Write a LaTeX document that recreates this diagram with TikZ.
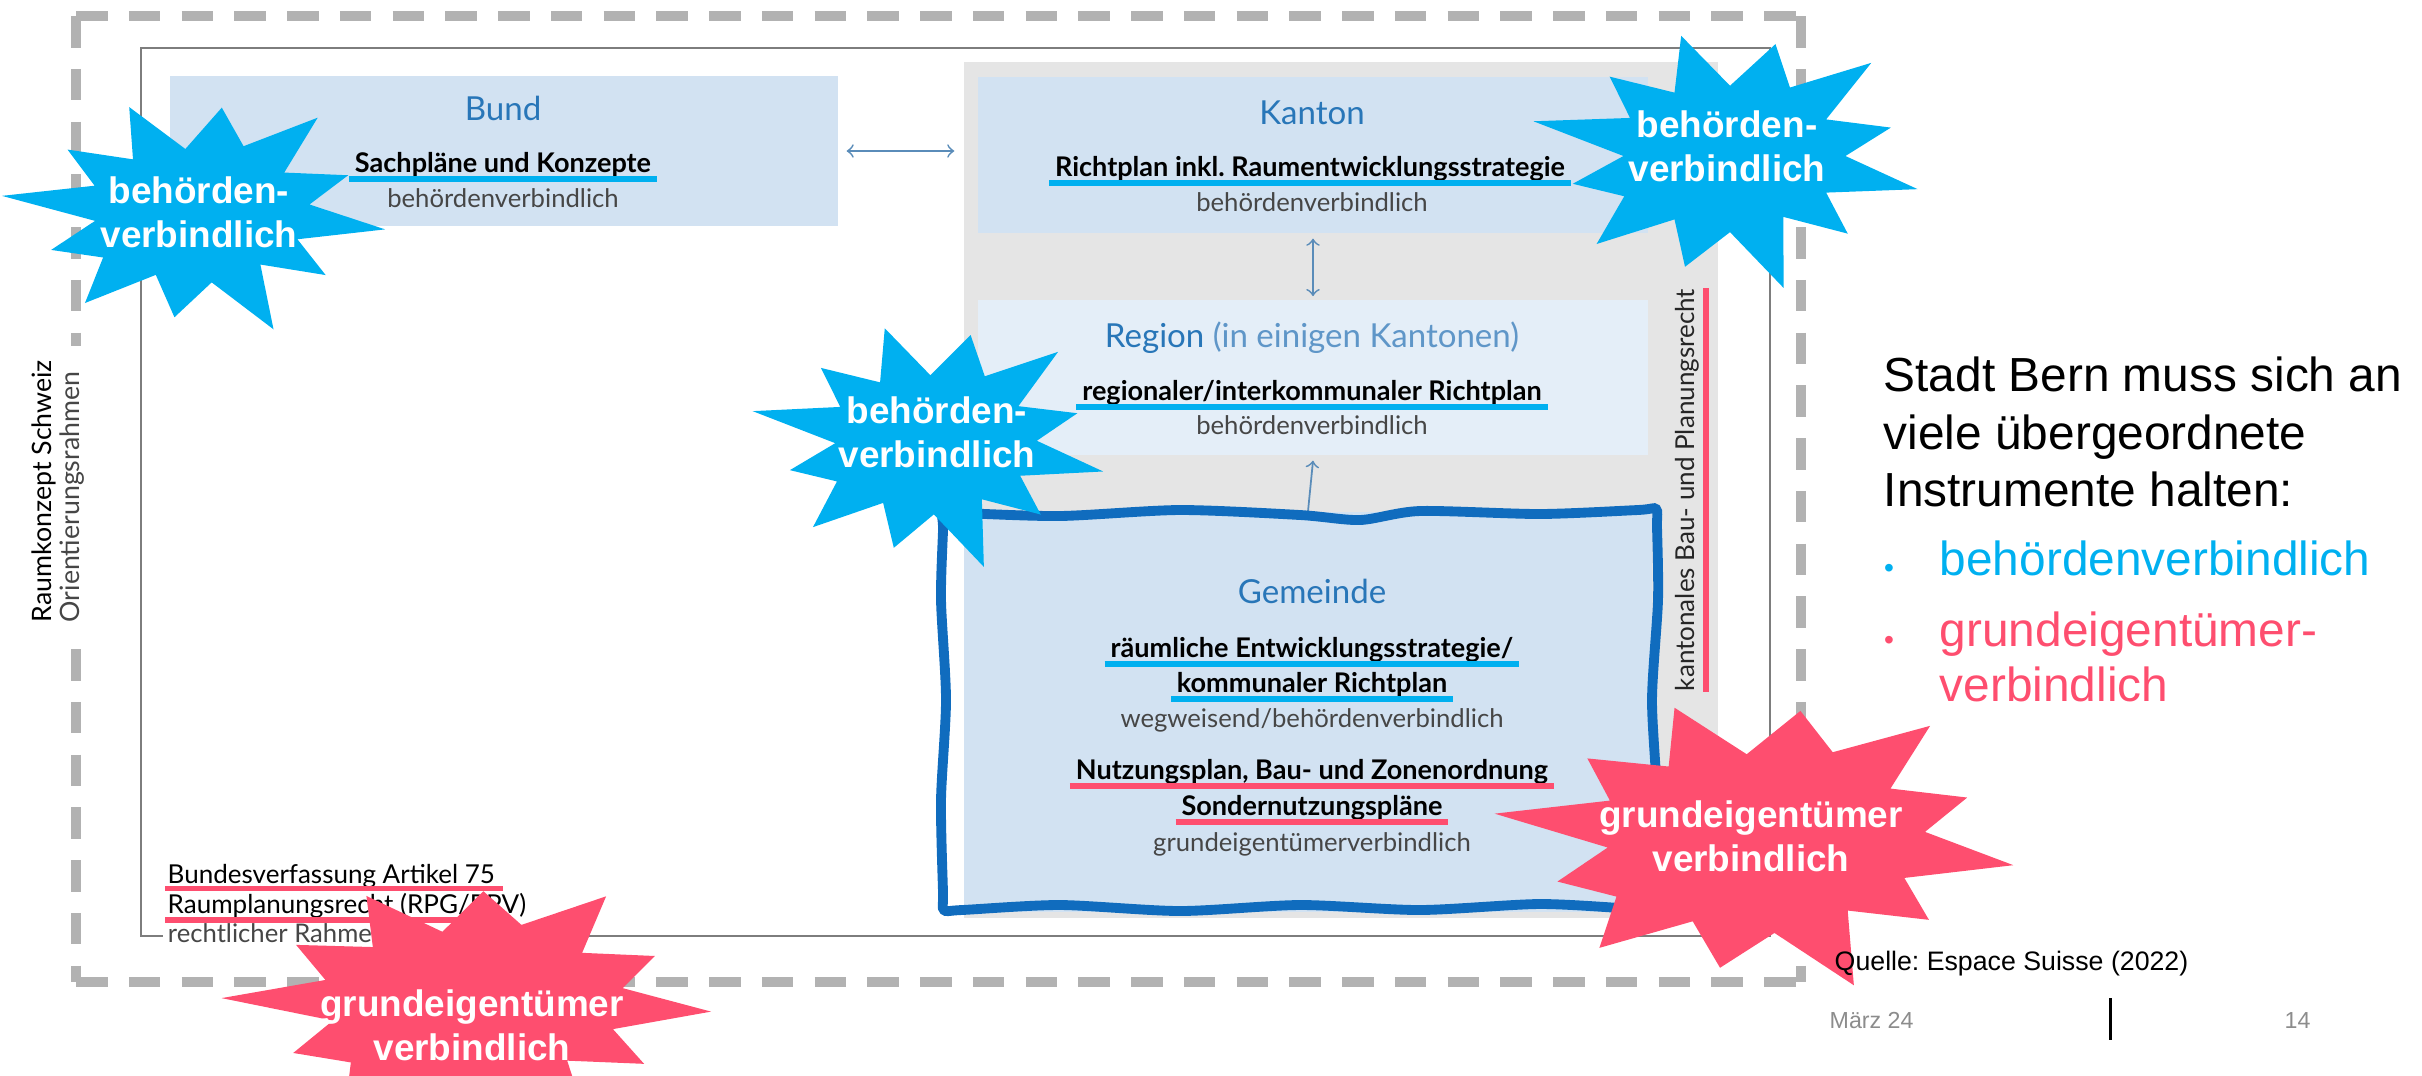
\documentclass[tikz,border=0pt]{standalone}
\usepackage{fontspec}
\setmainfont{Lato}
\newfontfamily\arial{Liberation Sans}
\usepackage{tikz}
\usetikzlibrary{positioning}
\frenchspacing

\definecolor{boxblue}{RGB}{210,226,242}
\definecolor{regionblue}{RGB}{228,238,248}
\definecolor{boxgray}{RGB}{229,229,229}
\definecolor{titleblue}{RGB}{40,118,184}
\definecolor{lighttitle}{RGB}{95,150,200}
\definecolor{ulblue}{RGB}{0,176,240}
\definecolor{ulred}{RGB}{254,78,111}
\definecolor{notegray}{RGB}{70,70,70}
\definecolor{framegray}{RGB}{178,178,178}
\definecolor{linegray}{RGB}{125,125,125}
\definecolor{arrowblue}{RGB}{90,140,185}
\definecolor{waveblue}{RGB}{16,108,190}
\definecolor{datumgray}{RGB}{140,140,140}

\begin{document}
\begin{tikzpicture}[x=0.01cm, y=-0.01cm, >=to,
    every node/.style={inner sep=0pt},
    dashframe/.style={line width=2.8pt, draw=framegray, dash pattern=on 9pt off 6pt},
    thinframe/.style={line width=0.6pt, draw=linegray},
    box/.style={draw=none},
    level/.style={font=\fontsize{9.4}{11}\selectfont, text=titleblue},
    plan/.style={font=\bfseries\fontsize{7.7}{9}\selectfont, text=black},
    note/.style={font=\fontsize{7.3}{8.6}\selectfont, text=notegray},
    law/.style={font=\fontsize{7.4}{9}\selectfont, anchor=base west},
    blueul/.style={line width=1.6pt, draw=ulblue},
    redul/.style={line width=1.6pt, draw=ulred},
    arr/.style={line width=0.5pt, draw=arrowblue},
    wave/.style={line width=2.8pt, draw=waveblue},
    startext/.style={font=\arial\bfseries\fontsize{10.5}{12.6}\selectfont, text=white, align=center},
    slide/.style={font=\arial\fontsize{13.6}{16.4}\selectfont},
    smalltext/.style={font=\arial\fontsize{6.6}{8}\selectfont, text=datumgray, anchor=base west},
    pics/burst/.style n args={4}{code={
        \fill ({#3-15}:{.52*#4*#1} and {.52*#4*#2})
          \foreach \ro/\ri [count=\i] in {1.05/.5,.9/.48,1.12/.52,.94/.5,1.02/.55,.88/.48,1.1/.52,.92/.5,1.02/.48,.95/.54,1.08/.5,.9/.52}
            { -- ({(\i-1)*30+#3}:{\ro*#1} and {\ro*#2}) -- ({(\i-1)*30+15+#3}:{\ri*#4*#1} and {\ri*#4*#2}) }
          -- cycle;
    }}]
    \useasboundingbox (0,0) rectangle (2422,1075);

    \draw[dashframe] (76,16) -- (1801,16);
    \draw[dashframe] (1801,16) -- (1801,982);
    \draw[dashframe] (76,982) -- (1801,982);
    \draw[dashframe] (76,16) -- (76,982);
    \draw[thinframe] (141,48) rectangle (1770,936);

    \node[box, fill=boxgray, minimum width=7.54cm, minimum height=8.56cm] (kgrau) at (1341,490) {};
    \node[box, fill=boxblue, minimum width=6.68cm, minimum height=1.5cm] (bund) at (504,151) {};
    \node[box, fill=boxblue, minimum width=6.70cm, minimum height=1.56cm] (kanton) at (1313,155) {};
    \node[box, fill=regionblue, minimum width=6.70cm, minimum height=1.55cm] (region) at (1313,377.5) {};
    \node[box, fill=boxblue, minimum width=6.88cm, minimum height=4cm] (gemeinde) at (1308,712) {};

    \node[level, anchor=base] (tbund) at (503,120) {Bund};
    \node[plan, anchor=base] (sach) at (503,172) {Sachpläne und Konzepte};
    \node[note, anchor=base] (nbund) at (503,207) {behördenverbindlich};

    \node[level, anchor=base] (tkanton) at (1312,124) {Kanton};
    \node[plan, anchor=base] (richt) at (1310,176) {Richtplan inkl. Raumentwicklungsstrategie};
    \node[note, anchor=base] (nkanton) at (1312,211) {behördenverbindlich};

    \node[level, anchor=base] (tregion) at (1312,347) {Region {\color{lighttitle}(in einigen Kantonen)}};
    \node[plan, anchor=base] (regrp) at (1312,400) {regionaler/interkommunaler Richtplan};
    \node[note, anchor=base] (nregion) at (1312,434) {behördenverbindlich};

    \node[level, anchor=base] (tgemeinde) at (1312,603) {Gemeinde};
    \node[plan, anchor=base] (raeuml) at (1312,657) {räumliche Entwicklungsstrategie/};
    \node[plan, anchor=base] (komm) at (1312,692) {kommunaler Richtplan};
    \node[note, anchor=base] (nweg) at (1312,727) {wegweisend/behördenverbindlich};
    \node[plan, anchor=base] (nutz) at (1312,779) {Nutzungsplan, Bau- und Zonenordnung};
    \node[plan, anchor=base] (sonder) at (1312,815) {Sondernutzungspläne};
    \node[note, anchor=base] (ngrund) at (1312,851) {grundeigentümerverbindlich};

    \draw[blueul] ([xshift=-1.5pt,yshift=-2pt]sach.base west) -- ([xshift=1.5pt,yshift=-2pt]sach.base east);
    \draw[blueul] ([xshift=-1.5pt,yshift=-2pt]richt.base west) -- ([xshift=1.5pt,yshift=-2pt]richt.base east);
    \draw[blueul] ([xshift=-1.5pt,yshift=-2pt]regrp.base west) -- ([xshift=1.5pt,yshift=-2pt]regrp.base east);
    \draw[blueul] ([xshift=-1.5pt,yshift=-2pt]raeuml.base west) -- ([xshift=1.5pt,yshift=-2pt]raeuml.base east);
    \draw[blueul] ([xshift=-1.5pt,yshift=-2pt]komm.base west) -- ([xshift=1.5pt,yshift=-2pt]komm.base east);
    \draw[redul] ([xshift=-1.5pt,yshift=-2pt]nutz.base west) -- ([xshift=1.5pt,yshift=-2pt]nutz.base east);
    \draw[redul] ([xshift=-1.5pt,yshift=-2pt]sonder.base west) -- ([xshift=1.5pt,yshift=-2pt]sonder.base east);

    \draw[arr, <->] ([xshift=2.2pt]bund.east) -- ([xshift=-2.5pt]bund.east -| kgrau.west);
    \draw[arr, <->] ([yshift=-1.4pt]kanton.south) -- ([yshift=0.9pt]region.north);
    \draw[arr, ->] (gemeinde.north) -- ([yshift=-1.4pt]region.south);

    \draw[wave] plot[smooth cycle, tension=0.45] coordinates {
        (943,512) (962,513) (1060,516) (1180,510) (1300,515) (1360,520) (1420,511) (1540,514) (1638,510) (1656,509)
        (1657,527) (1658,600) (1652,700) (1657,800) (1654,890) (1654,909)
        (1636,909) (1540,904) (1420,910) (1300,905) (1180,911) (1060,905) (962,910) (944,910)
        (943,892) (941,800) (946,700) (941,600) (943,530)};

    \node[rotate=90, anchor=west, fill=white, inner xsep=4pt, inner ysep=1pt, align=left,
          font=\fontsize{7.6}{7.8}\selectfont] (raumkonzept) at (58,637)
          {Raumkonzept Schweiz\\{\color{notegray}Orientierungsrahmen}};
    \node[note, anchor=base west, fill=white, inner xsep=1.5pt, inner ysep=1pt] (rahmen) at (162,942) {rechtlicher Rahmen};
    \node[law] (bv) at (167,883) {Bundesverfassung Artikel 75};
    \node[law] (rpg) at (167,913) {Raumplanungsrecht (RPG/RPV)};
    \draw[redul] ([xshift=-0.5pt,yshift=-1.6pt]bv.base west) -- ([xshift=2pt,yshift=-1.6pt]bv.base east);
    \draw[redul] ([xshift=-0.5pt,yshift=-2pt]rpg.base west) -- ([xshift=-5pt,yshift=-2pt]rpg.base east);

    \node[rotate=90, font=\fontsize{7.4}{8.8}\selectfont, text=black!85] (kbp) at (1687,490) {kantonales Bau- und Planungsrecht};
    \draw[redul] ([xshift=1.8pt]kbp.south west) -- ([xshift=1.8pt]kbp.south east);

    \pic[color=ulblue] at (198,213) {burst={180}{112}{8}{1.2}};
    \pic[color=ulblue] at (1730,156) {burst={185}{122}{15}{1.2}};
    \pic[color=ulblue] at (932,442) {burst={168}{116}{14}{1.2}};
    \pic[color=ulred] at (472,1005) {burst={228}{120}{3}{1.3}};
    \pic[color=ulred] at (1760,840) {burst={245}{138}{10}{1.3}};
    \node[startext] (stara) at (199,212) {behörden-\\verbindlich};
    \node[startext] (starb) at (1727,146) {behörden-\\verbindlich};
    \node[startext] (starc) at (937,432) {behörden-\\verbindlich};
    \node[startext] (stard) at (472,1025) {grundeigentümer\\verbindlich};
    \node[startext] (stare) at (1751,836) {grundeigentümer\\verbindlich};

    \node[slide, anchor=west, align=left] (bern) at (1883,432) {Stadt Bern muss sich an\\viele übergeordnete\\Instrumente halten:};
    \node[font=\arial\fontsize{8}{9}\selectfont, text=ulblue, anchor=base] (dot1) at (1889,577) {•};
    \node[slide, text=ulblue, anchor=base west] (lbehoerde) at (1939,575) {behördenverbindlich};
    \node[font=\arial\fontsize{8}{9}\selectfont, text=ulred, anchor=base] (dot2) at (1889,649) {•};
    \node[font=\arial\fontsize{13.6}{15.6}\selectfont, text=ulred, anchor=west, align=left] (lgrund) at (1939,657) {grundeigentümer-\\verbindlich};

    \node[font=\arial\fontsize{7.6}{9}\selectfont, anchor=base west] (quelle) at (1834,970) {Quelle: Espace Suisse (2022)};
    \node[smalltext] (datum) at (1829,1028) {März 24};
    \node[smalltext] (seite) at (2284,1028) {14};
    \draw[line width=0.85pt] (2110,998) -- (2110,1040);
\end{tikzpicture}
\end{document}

Your task: Take the lines from the start of the material to the line with "(0,0) rectangle (2422,1075);", both included, and transcribe them exactly without the pictures.

Response:
Write a LaTeX document that recreates this diagram with TikZ.
\documentclass[tikz,border=0pt]{standalone}
\usepackage{fontspec}
\setmainfont{Lato}
\newfontfamily\arial{Liberation Sans}
\usepackage{tikz}
\usetikzlibrary{positioning}
\frenchspacing

\definecolor{boxblue}{RGB}{210,226,242}
\definecolor{regionblue}{RGB}{228,238,248}
\definecolor{boxgray}{RGB}{229,229,229}
\definecolor{titleblue}{RGB}{40,118,184}
\definecolor{lighttitle}{RGB}{95,150,200}
\definecolor{ulblue}{RGB}{0,176,240}
\definecolor{ulred}{RGB}{254,78,111}
\definecolor{notegray}{RGB}{70,70,70}
\definecolor{framegray}{RGB}{178,178,178}
\definecolor{linegray}{RGB}{125,125,125}
\definecolor{arrowblue}{RGB}{90,140,185}
\definecolor{waveblue}{RGB}{16,108,190}
\definecolor{datumgray}{RGB}{140,140,140}

\begin{document}
\begin{tikzpicture}[x=0.01cm, y=-0.01cm, >=to,
    every node/.style={inner sep=0pt},
    dashframe/.style={line width=2.8pt, draw=framegray, dash pattern=on 9pt off 6pt},
    thinframe/.style={line width=0.6pt, draw=linegray},
    box/.style={draw=none},
    level/.style={font=\fontsize{9.4}{11}\selectfont, text=titleblue},
    plan/.style={font=\bfseries\fontsize{7.7}{9}\selectfont, text=black},
    note/.style={font=\fontsize{7.3}{8.6}\selectfont, text=notegray},
    law/.style={font=\fontsize{7.4}{9}\selectfont, anchor=base west},
    blueul/.style={line width=1.6pt, draw=ulblue},
    redul/.style={line width=1.6pt, draw=ulred},
    arr/.style={line width=0.5pt, draw=arrowblue},
    wave/.style={line width=2.8pt, draw=waveblue},
    startext/.style={font=\arial\bfseries\fontsize{10.5}{12.6}\selectfont, text=white, align=center},
    slide/.style={font=\arial\fontsize{13.6}{16.4}\selectfont},
    smalltext/.style={font=\arial\fontsize{6.6}{8}\selectfont, text=datumgray, anchor=base west},
    pics/burst/.style n args={4}{code={
        \fill ({#3-15}:{.52*#4*#1} and {.52*#4*#2})
          \foreach \ro/\ri [count=\i] in {1.05/.5,.9/.48,1.12/.52,.94/.5,1.02/.55,.88/.48,1.1/.52,.92/.5,1.02/.48,.95/.54,1.08/.5,.9/.52}
            { -- ({(\i-1)*30+#3}:{\ro*#1} and {\ro*#2}) -- ({(\i-1)*30+15+#3}:{\ri*#4*#1} and {\ri*#4*#2}) }
          -- cycle;
    }}]
    \useasboundingbox (0,0) rectangle (2422,1075);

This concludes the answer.